B- La difficile mise en œuvre du dispositif juridique existant
La transparence au sein de la vie publique en République de Guinée est confrontée à un obstacle principal qui est celui lié à l’effectivité des normes édictées en faveur de la transparence. En effet, affirmer qu’un arsenal juridique existant ne trouve pas application sur le continent africain n’est plus une nouveauté. Il n’est pas rare que le décalage entre ce que disent les textes et ce que constitue la pratique soit très prononcé[16].
La République de Guinée connait ainsi en matière de transparence de la vie publique des difficultés liées à l'effectivité des règles. Bien que certaines dispositions soient récentes, un grand nombre d’entre elles ne sont pas effectives. Tel est le cas de l’article 36 de la Constitution qui consacre la déclaration des biens à l’encontre de certaines Autorités politiques notamment. En effet, il résulte de l'article constitutionnel précité (Article 36) que sous la troisième République les autorités susmentionnées (président de la République, président de l’Assemblée nationale, l’équipe gouvernementale, etc.), dervaient, conformément à l'article 36, procéder à la déclaration de leurs biens auprès de la Cour constitutionnelle (à noter que l'article 36 prévoit également la transmission des déclarations à la Cour des comptes et aux services fiscaux et leur publication au Journal Officiel). Or, pour des raisons que nous ignorons, il se trouve que cette exigence constitutionnelle n'a pas été observée pendant tout le premier mandat de la troisième République.
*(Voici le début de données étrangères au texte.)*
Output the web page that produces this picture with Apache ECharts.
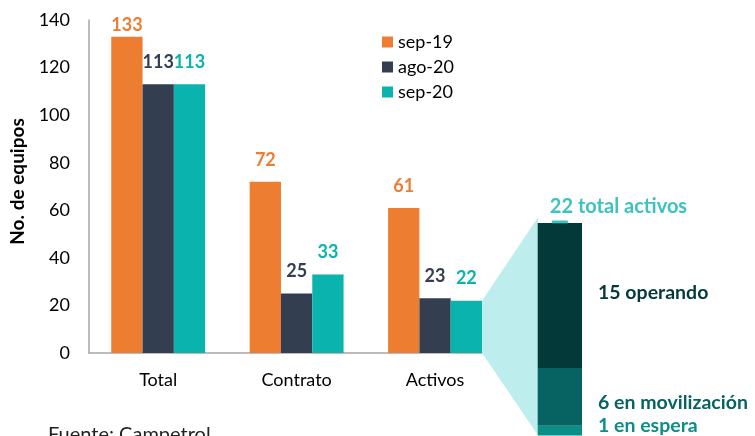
<!DOCTYPE html>
<html>
<head>
<meta charset="utf-8">
<script src="https://cdn.jsdelivr.net/npm/echarts@6/dist/echarts.min.js"></script>
<style>html,body{margin:0;padding:0;background:#fff;}#c{width:755px;height:436px;}</style>
</head>
<body>
<div id="c"></div>
<script>
const categories = ['Total', 'Contrato', 'Activos'];
const seriesNames = ['sep-19', 'ago-20', 'sep-20'];
const sep19 = [133, 72, 61];
const ago20 = [113, 25, 23];
const sep20 = [113, 33, 22];
const yTicks = [0, 20, 40, 60, 80, 100, 120, 140];
const breakdownNames = ['1 en espera', '6 en movilización', '15 operando'];
const breakdownValues = [1, 6, 15];
const totalActivos = 22;
const totalLabel = '22 total activos';
const source = 'Fuente: Campetrol';

const FONT = 'Lato';
const colors = ['#ed7d31', '#333f50', '#0bb3af'];
const stackColors = ['#0a8f88', '#066361', '#04393a'];
const stackLabelColors = ['#0a8f88', '#066361', '#04393a'];

const chart = echarts.init(document.getElementById('c'), null, {renderer: 'canvas'});
const values = [sep19, ago20, sep20];

const barSeries = seriesNames.map((n, i) => ({
  name: n,
  type: 'bar',
  xAxisIndex: 0, yAxisIndex: 0,
  barWidth: 31.3,
  barGap: '0%',
  data: values[i].map((v) => ({
    value: v,
    label: (v === 133) ? {distance: 2} : undefined
  })),
  itemStyle: {color: colors[i]},
  label: {
    show: true, position: 'top', distance: 13,
    fontFamily: FONT, fontSize: 18, fontWeight: 'bold', color: colors[i]
  },
  z: 5
}));

const stackSeries = breakdownNames.map((n, i) => ({
  name: n,
  type: 'bar',
  xAxisIndex: 1, yAxisIndex: 1,
  stack: 'act',
  barWidth: '100%',
  data: [breakdownValues[i]],
  itemStyle: {color: stackColors[i]},
  label: {
    show: true, position: 'right', distance: 16,
    formatter: n,
    fontFamily: FONT, fontSize: 19.5, fontWeight: 'bold', color: stackLabelColors[i],
    offset: i === 0 ? [0, -5] : (i === 1 ? [0, 6] : [0, -3])
  },
  z: 5
}));

const option = {
  animation: false,
  backgroundColor: '#ffffff',
  textStyle: {fontFamily: FONT},
  legend: {
    data: seriesNames,
    orient: 'vertical',
    left: 377, top: 28,
    itemWidth: 11, itemHeight: 11, itemGap: 7,
    icon: 'rect',
    textStyle: {fontFamily: FONT, fontSize: 18, color: '#000'}
  },
  grid: [
    {left: 82.75, width: 421.5, top: 20, bottom: 83, containLabel: false},
    {left: 537.7, width: 44.3, top: 223, bottom: 0.5, containLabel: false}
  ],
  xAxis: [
    {
      type: 'category', gridIndex: 0, data: categories,
      axisLine: {lineStyle: {color: '#a6a6a6', width: 1.5}},
      axisTick: {show: false},
      axisLabel: {fontFamily: FONT, fontSize: 18, color: '#000', margin: 18}
    },
    {
      type: 'category', gridIndex: 1, data: ['Activos sep-20'], show: false
    }
  ],
  yAxis: [
    {
      type: 'value', gridIndex: 0, min: 0, max: 140, interval: 20,
      axisLine: {show: true, lineStyle: {color: '#a6a6a6', width: 1.5}},
      axisTick: {show: false},
      splitLine: {show: false},
      axisLabel: {fontFamily: FONT, fontSize: 18, color: '#000', margin: 19,
        formatter: (v) => yTicks.includes(v) ? String(v) : ''},
      name: 'No. de equipos',
      nameLocation: 'middle',
      nameGap: 62,
      nameTextStyle: {fontFamily: FONT, fontSize: 19, fontWeight: 'bold', color: '#000', padding: [0, 0, 0, 10]}
    },
    {
      type: 'value', gridIndex: 1, min: 0, max: totalActivos, show: false
    }
  ],
  series: barSeries.concat(stackSeries).concat([{
    name: 'total',
    type: 'scatter',
    xAxisIndex: 1, yAxisIndex: 1,
    data: [[0, totalActivos]],
    symbol: 'rect',
    symbolSize: [16, 3],
    symbolOffset: [0, -1],
    itemStyle: {color: '#0bb3af'},
    label: {
      show: true, position: 'top', distance: 4, align: 'left', offset: [-10, 0],
      formatter: totalLabel,
      fontFamily: FONT, fontSize: 20, fontWeight: 'bold', color: '#0bb3af'
    },
    z: 10
  }])
};
chart.setOption(option);

// connector trapezoid computed from the library's scales
const topBar = chart.convertToPixel({xAxisIndex: 0, yAxisIndex: 0}, ['Activos', sep20[2]]);
const baseBar = chart.convertToPixel({xAxisIndex: 0, yAxisIndex: 0}, ['Activos', 0]);
const barRight = topBar[0] + 1.5 * 31.3;
const stTop = chart.convertToPixel({xAxisIndex: 1, yAxisIndex: 1}, [0, totalActivos]);
const stBot = chart.convertToPixel({xAxisIndex: 1, yAxisIndex: 1}, [0, 0]);
const stLeft = stTop[0] - 44.3 / 2;

chart.setOption({
  graphic: [
    {
      type: 'polygon', z: 3,
      shape: {points: [[barRight, topBar[1]], [stLeft + 0.5, stTop[1] - 6], [stLeft + 0.5, stBot[1]], [barRight, baseBar[1]]]},
      style: {fill: '#bdeeed'}
    },
    {
      type: 'text', left: 48, top: 425, z: 10,
      style: {text: source, fontFamily: FONT, fontSize: 20, fill: '#222'}
    }
  ]
});
</script>
</body>
</html>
Le même constat est valable dans d’autres domaines. C'est le cas notamment en matière de marchés publics. La procédure de passation des marchés publics n’est pas souvent respectée dans ses dispositions, notamment en termes de respect des délais et des exigences pour qualifier un marché. En effet, alors que le code des marchés publics prévoit un délai minimum d’un mois entre l’ouverture d’un appel d’offre et la clôture des soumissions, il s'est développé des pratiques qui biaisent lcette exigence procédurale. Ainsi, un grand nombre d’avis d’appel d’offre transgresse cette règle sans que les justifications avancées ne puissent satisfaire les exigences légales pouvant justifer une telle dérogation. Le même constat est valable en matière de mode de passation des marchés. Alors que l'appel d'offre est le principe et les autres modes de passation (gré à gré, appel d'offre resttreint, etc.) l'exception, on assiste dans ce domaine à une inversion des prévisions de sorte à est ce que le gré à gré et l'appel d'offre restreint sont devenus quasiment la règle. Cette pratique est révélée très brillamment par CISSE Mamadou dans un article cité par l’ONG Open Society[17] ».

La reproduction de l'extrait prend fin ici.